Stock Reach

A Balancing Act – Bonus Issues and Stock Splits

Publication: Capital Market Magazine, February 2011

Article Summary: This article explains the economic logic behind two widely discussed corporate actions—bonus issues and stock splits—and clarifies several misconceptions surrounding them. Bonus shares are issued by capitalising a company’s reserves, converting a portion of accumulated profits into equity share capital. While shareholders receive additional shares free of cost, the company’s net worth remains unchanged because reserves decline by the same amount by which equity capital increases. Consequently, although the number of shares held by investors rises, their proportional ownership in the company and the overall value of their investment remain broadly the same.

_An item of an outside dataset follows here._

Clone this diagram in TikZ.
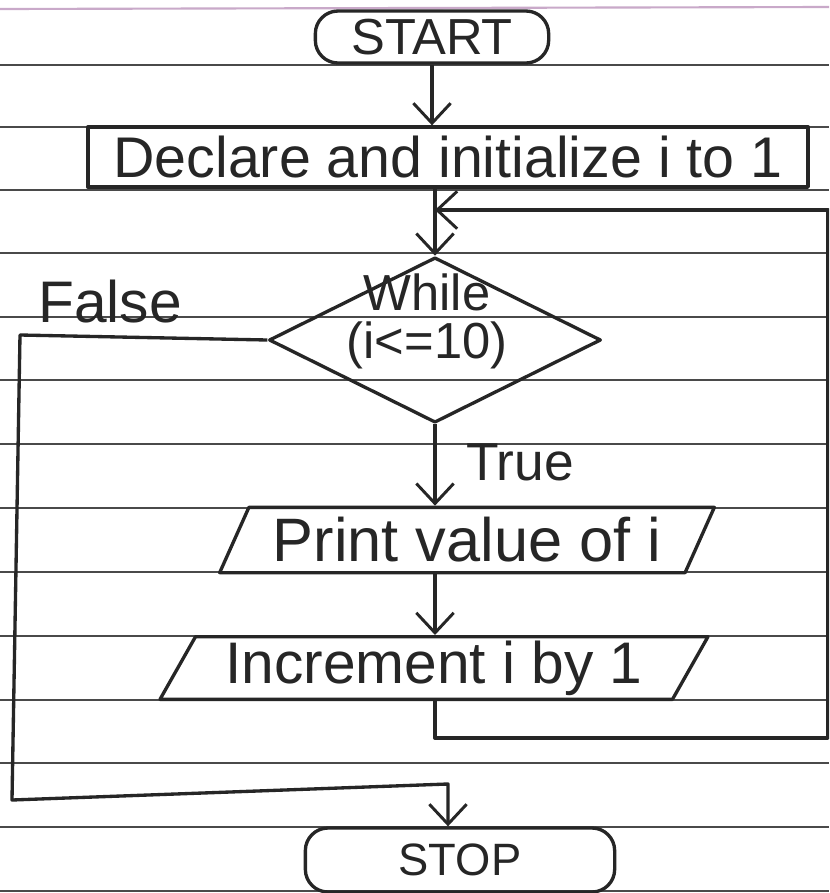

The article also explains how market prices adjust after a bonus issue or stock split. Once the shares begin trading ex-bonus or post-split, the market price typically falls in proportion to the increase in the number of shares so that the total market value of an investor’s holdings remains largely unaffected. It further discusses the taxation aspects of bonus shares and stock splits, including the treatment of cost of acquisition and holding period for capital gains. The article highlights how certain investors have historically used bonus announcements to manage tax liabilities through strategies such as bonus stripping, a regulatory gap that was later addressed in the case of mutual funds through amendments to the Income Tax Act. Ultimately, investors should focus on the fundamental strength and growth prospects of companies rather than assuming that bonus issues or stock splits create additional economic value.

Key Insight: Bonus issues and stock splits increase the number of shares but do not create real economic value for shareholders.